J&K governor dissolves Assembly: Some of his arguments ring true, but move will be viewed through partisan prism
Late Wednesday evening, Governor Satya Pal Malik announced the dissolution of the Assembly. Given the timing of the action, the governor’s motives seemed questionable.
Desperation can take many forms. Some hit their heads against the wall, others throw stones, and yet others form political coalitions. Just months ago, anyone suggesting that the Peoples Democratic Party (PDP) and the National Conference (NC) would come together on a common plank would have been hooted down as a novice on Kashmir affairs. Yet there it is, in black and white and on Twitter too, in case anyone has any doubts. Former chief minister Mehbooba Mufti tweeted her letter staking a claim to form the government after she alleged all communication with Raj Bhawan was cut off. Late Wednesday evening, Governor Satya Pal Malik announced the dissolution of the Assembly. Given the timing of the action, the governor’s motives seemed questionable.

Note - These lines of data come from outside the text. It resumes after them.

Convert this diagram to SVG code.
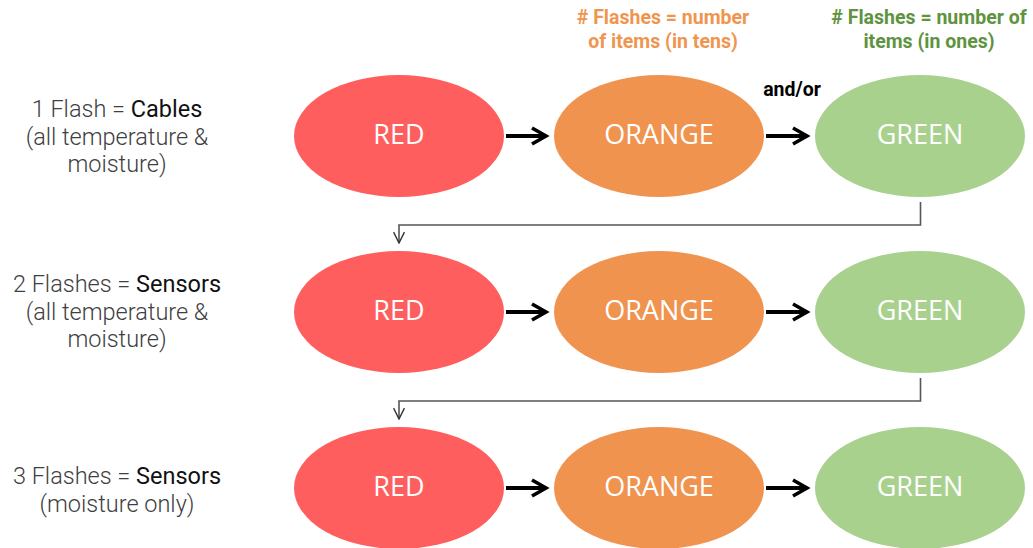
<svg xmlns="http://www.w3.org/2000/svg" width="1033" height="548" viewBox="0 0 1033 548">
<defs>
<style>
.red{fill:#FF5E5E}
.orange{fill:#F0934F}
.green{fill:#A9D18E}
.nl{font-family:"Open Sans","Liberation Sans",sans-serif;font-size:27px;fill:#fff;text-anchor:middle}
.lbl{font-family:Roboto,"Liberation Sans",sans-serif;font-size:23.5px;font-weight:300;fill:#404040;text-anchor:middle}
.lbl tspan.b{font-weight:400;fill:#111}
.hdr{font-family:Roboto,"Liberation Sans",sans-serif;font-size:19.5px;font-weight:700;text-anchor:middle}
.thick{stroke:#000;stroke-width:4;fill:none}
.thin{stroke:#555;stroke-width:1.6;fill:none}
</style>
<marker id="chev" viewBox="0 0 10 10" refX="8" refY="5" markerWidth="5" markerHeight="5" orient="auto" markerUnits="strokeWidth">
<path d="M1,1 L8,5 L1,9" fill="none" stroke="#000" stroke-width="1.8"/>
</marker>
<marker id="vee" viewBox="0 0 12 12" refX="11" refY="6" markerWidth="13" markerHeight="13" orient="auto" markerUnits="userSpaceOnUse">
<path d="M1,1 L11,6 L1,11" fill="none" stroke="#333" stroke-width="1.3"/>
</marker>
</defs>
<rect width="1033" height="548" fill="#fff"/>

<g id="header-orange"><text class="hdr" fill="#F0954E" x="663" y="24"># Flashes = number<tspan x="663" y="48">of items (in tens)</tspan></text></g>
<g id="header-green"><text class="hdr" fill="#5E9340" x="929" y="24"># Flashes = number of<tspan x="929" y="48">items (in ones)</tspan></text></g>
<g id="andor"><text class="hdr" fill="#000" font-size="19" x="792" y="96">and/or</text></g>

<g id="label1"><text class="lbl" x="117" y="117">1 Flash = <tspan class="b">Cables</tspan><tspan x="117" y="145">(all temperature &amp;</tspan><tspan x="117" y="172">moisture)</tspan></text></g>
<g id="label2"><text class="lbl" x="117" y="292">2 Flashes = <tspan class="b">Sensors</tspan><tspan x="117" y="320">(all temperature &amp;</tspan><tspan x="117" y="347">moisture)</tspan></text></g>
<g id="label3"><text class="lbl" x="117" y="484">3 Flashes = <tspan class="b">Sensors</tspan><tspan x="117" y="512">(moisture only)</tspan></text></g>

<g id="red1"><ellipse class="red" cx="399" cy="136" rx="105" ry="61"/><text class="nl" x="399" y="144">RED</text></g>
<g id="orange1"><ellipse class="orange" cx="659" cy="136" rx="105" ry="61"/><text class="nl" x="659" y="144">ORANGE</text></g>
<g id="green1"><ellipse class="green" cx="920" cy="136" rx="105" ry="61"/><text class="nl" x="920" y="144">GREEN</text></g>

<g id="red2"><ellipse class="red" cx="399" cy="312" rx="105" ry="61"/><text class="nl" x="399" y="320">RED</text></g>
<g id="orange2"><ellipse class="orange" cx="659" cy="312" rx="105" ry="61"/><text class="nl" x="659" y="320">ORANGE</text></g>
<g id="green2"><ellipse class="green" cx="920" cy="312" rx="105" ry="61"/><text class="nl" x="920" y="320">GREEN</text></g>

<g id="red3"><ellipse class="red" cx="399" cy="488" rx="105" ry="61"/><text class="nl" x="399" y="496">RED</text></g>
<g id="orange3"><ellipse class="orange" cx="659" cy="488" rx="105" ry="61"/><text class="nl" x="659" y="496">ORANGE</text></g>
<g id="green3"><ellipse class="green" cx="920" cy="488" rx="105" ry="61"/><text class="nl" x="920" y="496">GREEN</text></g>

<g id="connectors">
<path class="thick" marker-end="url(#chev)" d="M506,136 H546"/>
<path class="thick" marker-end="url(#chev)" d="M766,136 H807"/>
<path class="thick" marker-end="url(#chev)" d="M506,312 H546"/>
<path class="thick" marker-end="url(#chev)" d="M766,312 H807"/>
<path class="thick" marker-end="url(#chev)" d="M506,488 H546"/>
<path class="thick" marker-end="url(#chev)" d="M766,488 H807"/>
<path class="thin" marker-end="url(#vee)" d="M920.5,202 V225 H399 V243"/>
<path class="thin" marker-end="url(#vee)" d="M920.5,378 V401 H399 V419"/>
</g>
</svg>
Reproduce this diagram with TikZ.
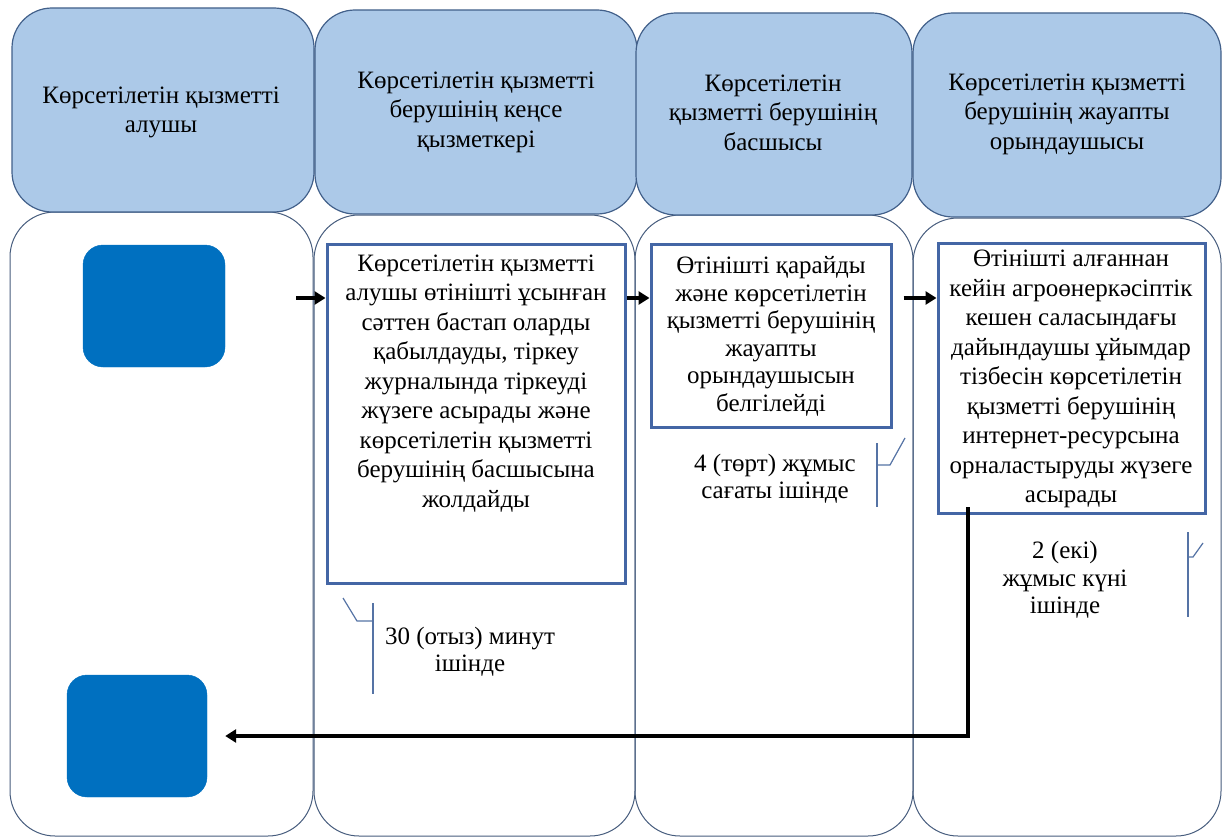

Now it seems that “black and white” is not so reliable after all. Mehbooba’s claim that she had the numbers (56) to form the government with the support of Congress and the National Conference was denied by Jammu and Kashmir Congress chief Ghulam Nabi Azad, who noted that his own party and NC met separately only a day earlier, and that no decision was taken on forming a grand coalition. NC leader Omar Abdullah stated he had provided no “documentary support” to the PDP. That pulls the rug from under Mehbooba, and the argument that the governor acted specifically to stop her. But the fact remains, that the governor—who’s remit is to get political parties to form a government as soon as possible—dissolved the Assembly at a time when the political activity was apparently occurring.

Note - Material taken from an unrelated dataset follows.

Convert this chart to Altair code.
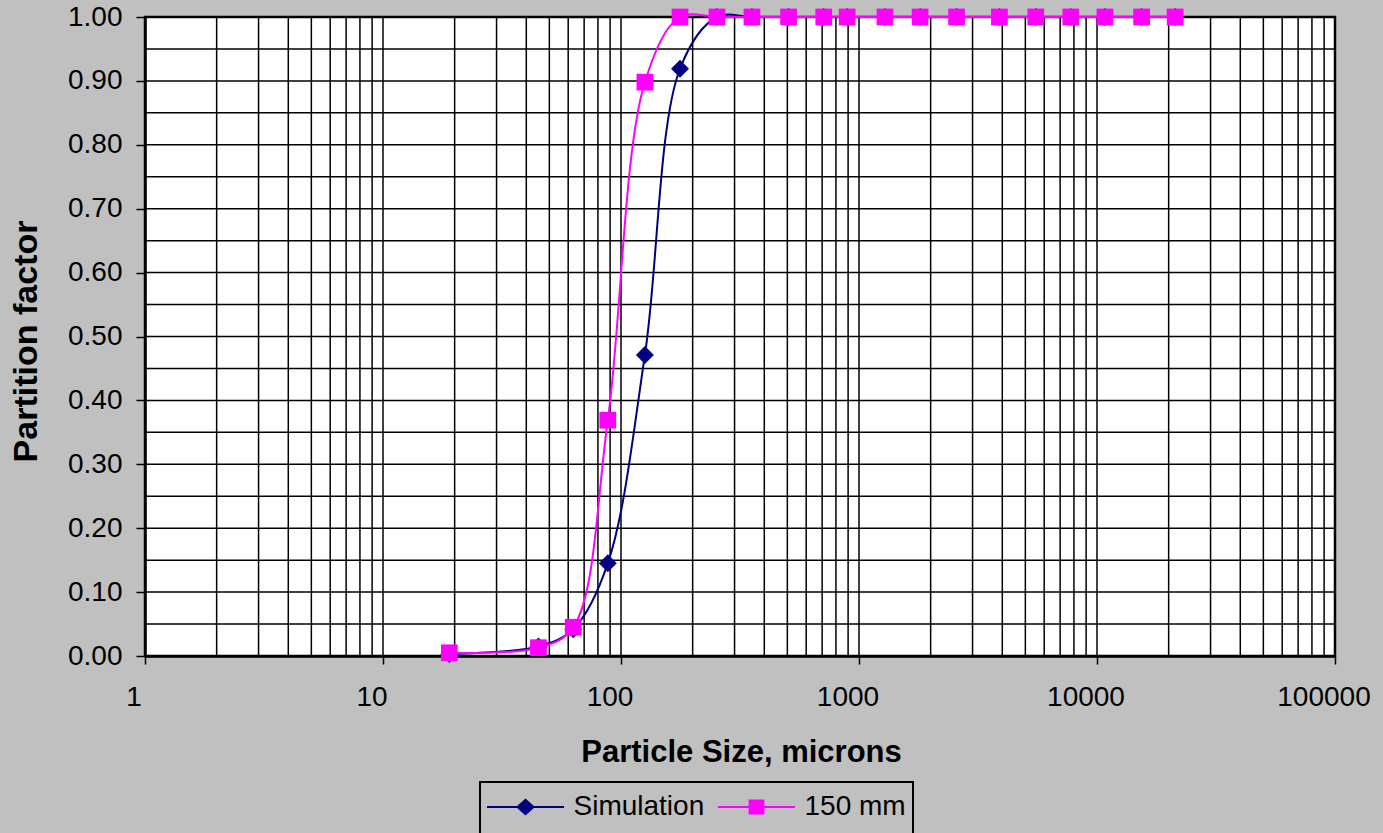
import altair as alt
import pandas as pd

# ---- data ----
sizes = [19, 45, 63, 88, 126, 177, 253, 355, 506, 711, 892, 1286, 1806,
         2570, 3890, 5530, 7760, 10800, 15400, 21300]
simulation = [0.003, 0.015, 0.042, 0.145, 0.471, 0.919, 1.0, 1.0, 1.0, 1.0,
              1.0, 1.0, 1.0, 1.0, 1.0, 1.0, 1.0, 1.0, 1.0, 1.0]
mm150 = [0.005, 0.013, 0.045, 0.369, 0.898, 1.0, 1.0, 1.0, 1.0, 1.0,
         1.0, 1.0, 1.0, 1.0, 1.0, 1.0, 1.0, 1.0, 1.0, 1.0]

series_names = ["Simulation", "150 mm"]
series_colors = ["#000080", "#FF00FF"]
series_shapes = ["diamond", "square"]

x_ticks = [1, 10, 100, 1000, 10000, 100000]
x_tick_labels = ["1", "10", "100", "1000", "10000", "100000"]
y_ticks = [0.0, 0.1, 0.2, 0.3, 0.4, 0.5, 0.6, 0.7, 0.8, 0.9, 1.0]
grid_y = [0.05, 0.10, 0.15, 0.20, 0.25, 0.30, 0.35, 0.40, 0.45, 0.50,
          0.55, 0.60, 0.65, 0.70, 0.75, 0.80, 0.85, 0.90, 0.95]
grid_x = [m * 10 ** k for k in range(5) for m in range(1, 10) if not (k == 0 and m == 1)]

# legend symbols: line segment + marker (the last empty subpath only enlarges the legend frame downward)
legend_paths = [
    "M-2.14,-0.06H2.14V0.06H-2.14Z M0,-0.47L0.53,0L0,0.47L-0.53,0Z M0,2L0,2",
    "M-2.14,-0.06H2.14V0.06H-2.14Z M-0.44,-0.42H0.44V0.42H-0.44Z M0,2L0,2",
]

rows = []
for name, vals in zip(series_names, [simulation, mm150]):
    for s, v in zip(sizes, vals):
        rows.append({"size": s, "pf": v, "series": name})
df = pd.DataFrame(rows)

FONT = "Liberation Sans"

x_enc = alt.X(
    "size:Q",
    scale=alt.Scale(type="log", domain=[1, 100000], nice=False),
    axis=alt.Axis(
        values=x_ticks, labels=False, title="Particle Size, microns", grid=False,
        tickSize=8,
        titleX=596, titleY=96, titleBaseline="middle", titleAlign="center",
        titleFontSize=31,
    ),
)
y_enc = alt.Y(
    "pf:Q",
    scale=alt.Scale(domain=[0, 1], nice=False, zero=True),
    axis=alt.Axis(
        values=y_ticks, format=".2f", title="Partition factor", grid=False,
        tickSize=9, labelPadding=14, labelFlush=False,
        titleX=-119, titleY=324, titleAngle=270, titleBaseline="middle",
        titleAlign="center", titleFontSize=34,
    ),
)

hgrid = alt.Chart(pd.DataFrame({"pf": grid_y})).mark_rule(
    color="black", strokeWidth=1.5
).encode(y=y_enc)
vgrid = alt.Chart(pd.DataFrame({"size": grid_x})).mark_rule(
    color="black", strokeWidth=1.5
).encode(x=x_enc)

# x tick labels (Excel places them slightly left of the tick)
xlabels = alt.Chart(pd.DataFrame({"size": x_ticks, "lab": x_tick_labels})).mark_text(
    dx=-11, baseline="top", align="center", fontSize=28, font=FONT, color="black"
).encode(x=x_enc, y=alt.value(667), text="lab:N")

layers = [hgrid, vgrid, xlabels]
base = alt.Chart(df)
for name, colr, shp in zip(series_names, series_colors, series_shapes):
    sub = base.transform_filter(alt.datum.series == name)
    layers.append(
        sub.mark_line(interpolate="catmull-rom", strokeWidth=2, color=colr).encode(x=x_enc, y=y_enc)
    )
    layers.append(
        sub.mark_point(shape=shp, filled=True, size=324 if shp == "diamond" else 280,
                       color=colr, opacity=1).encode(x=x_enc, y=y_enc)
    )

leg = alt.Legend(
    title=None, orient="none", legendX=335, legendY=765, direction="horizontal",
    symbolSize=1296, symbolStrokeWidth=0, symbolOffset=20.5, labelOffset=30,
    labelFontSize=28, labelFont=FONT, labelColor="black", columnPadding=12,
    padding=7, strokeColor="black", fillColor="#C0C0C0", cornerRadius=0,
    labelLimit=400, symbolOpacity=1,
)
legend_layer = base.transform_filter("false").mark_point(filled=True, opacity=1).encode(
    x=x_enc, y=y_enc,
    color=alt.Color("series:N", scale=alt.Scale(domain=series_names, range=series_colors), legend=leg),
    shape=alt.Shape("series:N", scale=alt.Scale(domain=series_names, range=legend_paths), legend=leg),
)
layers.append(legend_layer)

chart = alt.layer(*layers).properties(
    width=1190, height=639,
    autosize=alt.AutoSizeParams(type="none"),
    padding={"left": 145, "top": 17, "right": 48, "bottom": 177},
    background="#C0C0C0",
).configure_view(
    stroke="black", strokeWidth=2.5, fill="white"
).configure_axis(
    labelFont=FONT, titleFont=FONT, labelColor="black", titleColor="black",
    tickColor="black", domainColor="black", domainWidth=2.5, tickWidth=1.5,
    labelFontSize=28, titleFontWeight="bold",
).configure_legend(
    strokeWidth=2
)

chart.save("out.html", embed_options={"renderer": "svg", "actions": False})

It is worth examining the governor’s statements. First, he said he received no claims of government formation from anyone, and that the fax machine was probably not attended to on a holiday. It is true that everything moves at snail's pace in the state, particularly in government offices. But this particular statement is likely to make it quickly into history books. Second, he says it was the political parties themselves who wanted the Assembly dissolved, and which is immediately apparent in repeated statements by all concerned.
The third argument is a little unsound in legal terms. The governor said he dissolved the Assembly to prevent unseemly horse-trading. If that were true, nearly every state election in India should be declared null and void. But that there was horse trading going on can't be denied. Mehbooba has raised it, and the sight of party stalwarts like Imran Reza Ansari defecting to the “Third Front” of the Sajad Lone-BJP combine is there for everyone to see. Horse-trading is nothing new, with MPs herded into resorts and hotels in various states. In Kashmir, however, this can quickly devolve into a bullets and grenades exercise.
The fourth argument, as stated clearly in the Raj Bhawan’s statement is: “The impossibility of forming a stable government by the coming together of political parties with opposing political ideologies including some which have been demanding dissolution of the Assembly”. An examination of the party manifestos certainly indicates opposing ideologies: the PDP for instance centers its demands around “self-rule”, including closer ties across the Line of Control, a position that would be unacceptable to the Congress.
But that did not prevent earlier coalitions under the late patriarch Mufti Mohammed Sayeed. The governor’s statement is not much of an argument. There is undoubtedly considerable truth in the view that a government cobbled to bring together such unsuitable allies as the NC and PDP would have had little chance of sustainability, particularly at the ground level. However, the point is that it is not up to the governor to take that call, even though legally, he assumes authority for “any or all of the powers vested in or exercisable” by any body of the State, which includes the safety and security of the State. It's a bit of a tangle, and really hinges on which side of the Raj Bhawan gate you are on.
Finally, the governor is right that stone throwing and other types of violence have reduced considerably; the armed forces have upscaled actions against terrorists, leading to confusion among militant ranks; and the holding of the first phase of Panchayat elections at a reported 62 percent turnout seems to indicate a desire for some initial stability.
And here’s the thing: Anyone travelling in Kashmir during these different phases can attest to the disillusionment of the average Kashmiri against all parties, who are seen as predatory and corrupt. It's too early to say whether a Third Front will be successful or not. It might succeed if BJP leaders in Delhi keep out of the tangle entirely, and refrain from incautious allegations. Finally, what is apparent is that the immediate fallout of the drama is that governor’s rule will expire mid-January, after which it will probably be extended as “President’s rule”, since it would be too soon for elections to be held. There is very little difference between these two nomenclatures in actual terms. Time enough for everyone to prove their muscularity. Including in court.